• [What you are asked to do]
Extract everything from the first line through the line with "from matplotlib.lines import Line2D", both ends included, except for any pictures.

• [Records with drawing code]
########
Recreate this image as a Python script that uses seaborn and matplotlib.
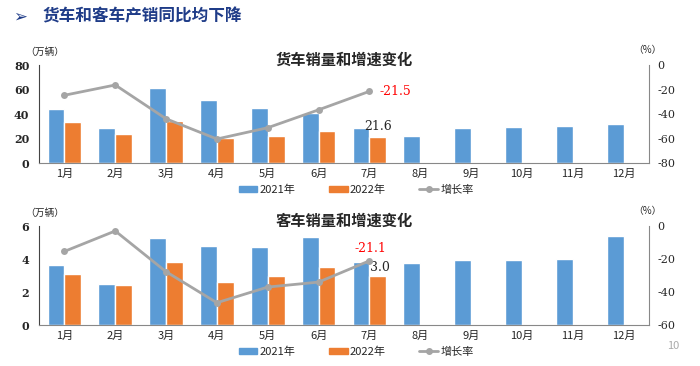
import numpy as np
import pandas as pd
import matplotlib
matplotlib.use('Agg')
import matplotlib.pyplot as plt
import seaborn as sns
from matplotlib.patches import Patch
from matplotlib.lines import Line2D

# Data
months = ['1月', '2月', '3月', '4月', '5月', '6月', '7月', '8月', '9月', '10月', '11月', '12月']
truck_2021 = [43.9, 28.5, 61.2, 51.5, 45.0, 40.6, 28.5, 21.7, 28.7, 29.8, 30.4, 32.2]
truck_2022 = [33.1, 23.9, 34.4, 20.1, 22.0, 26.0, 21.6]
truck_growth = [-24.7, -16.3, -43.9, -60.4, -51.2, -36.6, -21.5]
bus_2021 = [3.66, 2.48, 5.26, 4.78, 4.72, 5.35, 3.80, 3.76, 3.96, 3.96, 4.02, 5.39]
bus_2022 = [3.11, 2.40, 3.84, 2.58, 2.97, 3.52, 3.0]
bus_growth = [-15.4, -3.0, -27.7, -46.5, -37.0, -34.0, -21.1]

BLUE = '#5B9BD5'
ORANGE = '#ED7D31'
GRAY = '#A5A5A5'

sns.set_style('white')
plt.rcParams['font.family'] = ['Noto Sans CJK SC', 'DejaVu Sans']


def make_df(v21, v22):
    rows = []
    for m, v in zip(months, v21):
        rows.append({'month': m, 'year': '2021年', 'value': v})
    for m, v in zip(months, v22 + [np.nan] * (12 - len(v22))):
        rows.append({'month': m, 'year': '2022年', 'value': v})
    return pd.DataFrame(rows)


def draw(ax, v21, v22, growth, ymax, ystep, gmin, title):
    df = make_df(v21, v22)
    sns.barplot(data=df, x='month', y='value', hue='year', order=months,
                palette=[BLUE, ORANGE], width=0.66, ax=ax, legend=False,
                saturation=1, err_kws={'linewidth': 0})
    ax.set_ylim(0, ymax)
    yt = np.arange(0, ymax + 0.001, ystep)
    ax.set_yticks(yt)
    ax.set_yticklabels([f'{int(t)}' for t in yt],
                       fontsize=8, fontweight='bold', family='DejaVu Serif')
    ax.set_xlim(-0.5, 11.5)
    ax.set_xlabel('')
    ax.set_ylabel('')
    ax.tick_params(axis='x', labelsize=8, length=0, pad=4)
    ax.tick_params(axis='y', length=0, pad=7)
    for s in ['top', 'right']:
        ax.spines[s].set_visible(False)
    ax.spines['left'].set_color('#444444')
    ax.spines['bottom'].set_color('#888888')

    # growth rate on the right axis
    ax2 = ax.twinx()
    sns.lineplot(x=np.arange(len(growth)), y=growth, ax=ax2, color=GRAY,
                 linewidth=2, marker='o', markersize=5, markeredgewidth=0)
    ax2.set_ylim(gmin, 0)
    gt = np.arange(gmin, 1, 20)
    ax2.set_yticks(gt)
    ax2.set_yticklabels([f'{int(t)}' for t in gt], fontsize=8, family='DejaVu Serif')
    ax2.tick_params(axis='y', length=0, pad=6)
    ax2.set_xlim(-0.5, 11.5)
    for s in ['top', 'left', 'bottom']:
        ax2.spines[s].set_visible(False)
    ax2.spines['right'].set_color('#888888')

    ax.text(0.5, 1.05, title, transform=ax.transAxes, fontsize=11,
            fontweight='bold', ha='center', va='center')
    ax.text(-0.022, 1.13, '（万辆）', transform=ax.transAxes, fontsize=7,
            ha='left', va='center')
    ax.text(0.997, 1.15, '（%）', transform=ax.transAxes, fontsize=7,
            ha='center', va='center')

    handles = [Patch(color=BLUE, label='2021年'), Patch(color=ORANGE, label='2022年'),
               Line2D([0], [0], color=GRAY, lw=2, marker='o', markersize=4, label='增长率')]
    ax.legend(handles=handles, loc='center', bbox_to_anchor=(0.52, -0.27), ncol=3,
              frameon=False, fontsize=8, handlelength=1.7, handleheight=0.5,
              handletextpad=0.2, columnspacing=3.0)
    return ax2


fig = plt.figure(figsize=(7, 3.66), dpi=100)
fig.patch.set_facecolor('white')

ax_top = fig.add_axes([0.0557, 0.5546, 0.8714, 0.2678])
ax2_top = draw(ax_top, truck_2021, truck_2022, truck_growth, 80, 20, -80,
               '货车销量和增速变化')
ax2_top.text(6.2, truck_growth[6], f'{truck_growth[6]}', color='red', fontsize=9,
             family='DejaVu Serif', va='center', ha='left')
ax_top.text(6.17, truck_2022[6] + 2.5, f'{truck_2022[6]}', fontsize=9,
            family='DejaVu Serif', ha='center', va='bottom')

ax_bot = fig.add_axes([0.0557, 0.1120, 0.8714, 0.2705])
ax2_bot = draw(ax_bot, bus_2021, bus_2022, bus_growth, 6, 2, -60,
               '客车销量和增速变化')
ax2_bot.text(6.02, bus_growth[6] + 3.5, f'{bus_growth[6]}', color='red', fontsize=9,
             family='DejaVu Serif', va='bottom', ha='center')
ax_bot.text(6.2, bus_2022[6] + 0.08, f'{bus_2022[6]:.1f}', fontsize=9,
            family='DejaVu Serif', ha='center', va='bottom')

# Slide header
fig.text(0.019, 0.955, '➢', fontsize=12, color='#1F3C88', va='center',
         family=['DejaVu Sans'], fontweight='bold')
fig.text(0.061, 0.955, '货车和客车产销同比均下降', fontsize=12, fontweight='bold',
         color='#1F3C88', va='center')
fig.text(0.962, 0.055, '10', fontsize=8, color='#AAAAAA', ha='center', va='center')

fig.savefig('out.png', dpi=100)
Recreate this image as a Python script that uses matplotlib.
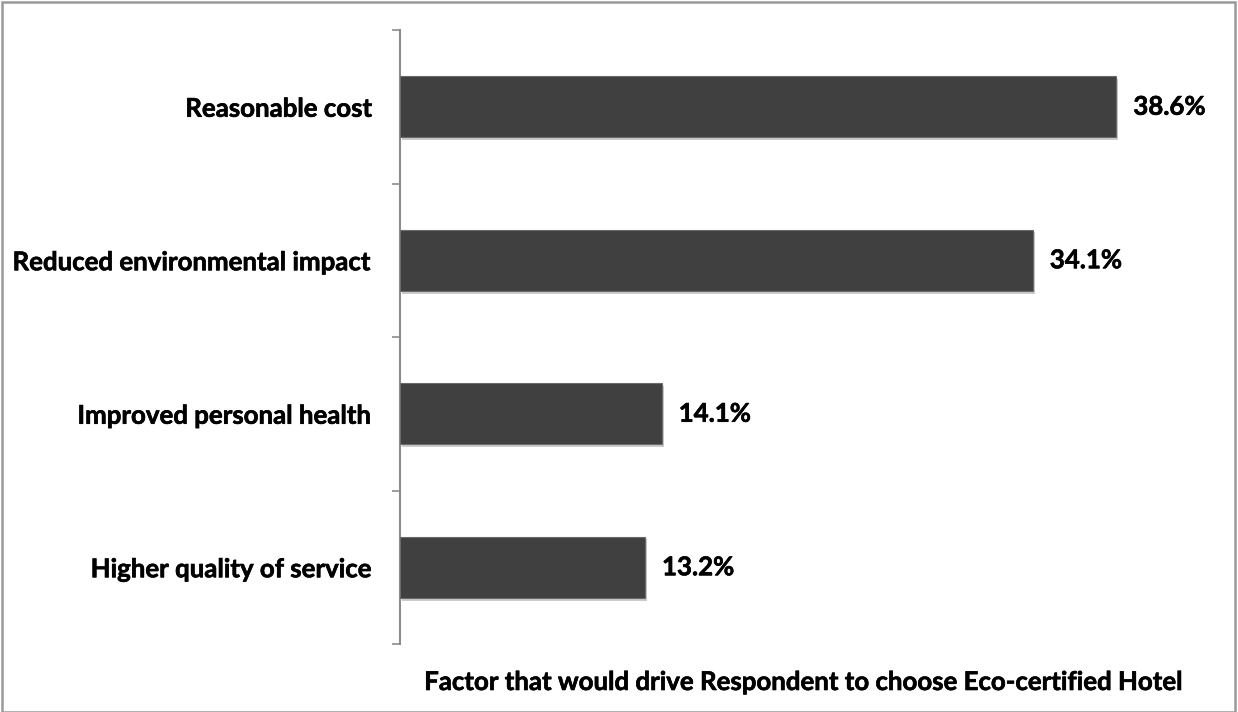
########
• [Answer to this exercise]
Recreate this image as a Python script that uses seaborn and matplotlib.
import numpy as np
import pandas as pd
import matplotlib
matplotlib.use('Agg')
import matplotlib.pyplot as plt
import seaborn as sns
from matplotlib.patches import Patch
from matplotlib.lines import Line2D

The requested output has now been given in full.